In the age of information tsunamis we have found a sort of new age comfort in the bits and pieces of famous lives. You know exactly what I mean. Any source of media aggregation will contain a staggering number of lists that contain the “secrets” to success, happiness, blissful relationships and economic prosperity that we hope will be our blueprint to the future.
These types of “The Six Secrets of Steven Jobs Success” lists, have a unique place in our reading for a good reason. Lists provide a sense of order to chaos and give us a meaningful thimble full of what appears to be understanding to an infinite number of things. They are interesting “productivity hacks” and hopefully make us think a little, but the idea that their various contents are directly applicable to our current reality is harmful.
It’s one thing to sit there on Monday morning at your local Starbucks and discuss the incredibly bad play calling of your teams coach and how he should have gone for that 4th down conversion, but it is entirely different to think that a shift in your corporate reality can come from a list of rather meaningless platitudes that were condensed from a persons life of success and failure. Pull enough bits and pieces, assemble them into a list of secrets and they somehow become a formula with the creditability of Newton’s Laws of Motion.
“To believe you can find direct success from a few tips, distilled from a full life is like looking at a books cover and saying your read the book”, according to Sean Blanda in his piece called The Narrative Fallacy.
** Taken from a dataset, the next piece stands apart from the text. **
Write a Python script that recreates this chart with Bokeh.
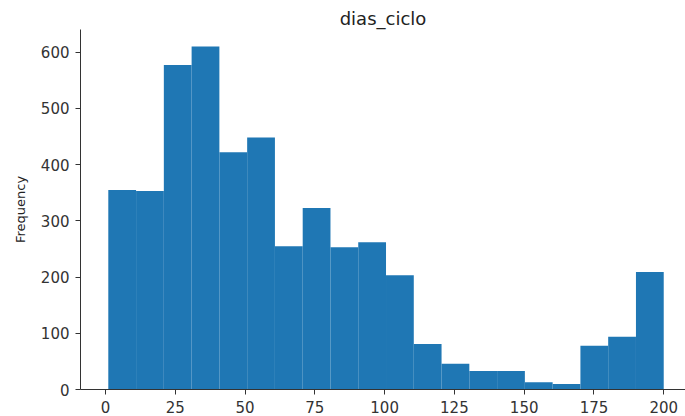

Now if you approached these lists with a strategic plan that culled the various shreds of genius and looked for how they might apply in the context of your world, well BRAVO! Then if you chose to look at ONE to apply directly, to test it in a small context, well BRAVO! You have actually used the “secret list” as a prototype.
So, the next time you click on The 5 Secrets of Benjamin Franklin, just remember that those so called secrets were distilled from 84 years, filled with success, failure, joy and heartbreak that together formed the life of the most accomplished American of his time.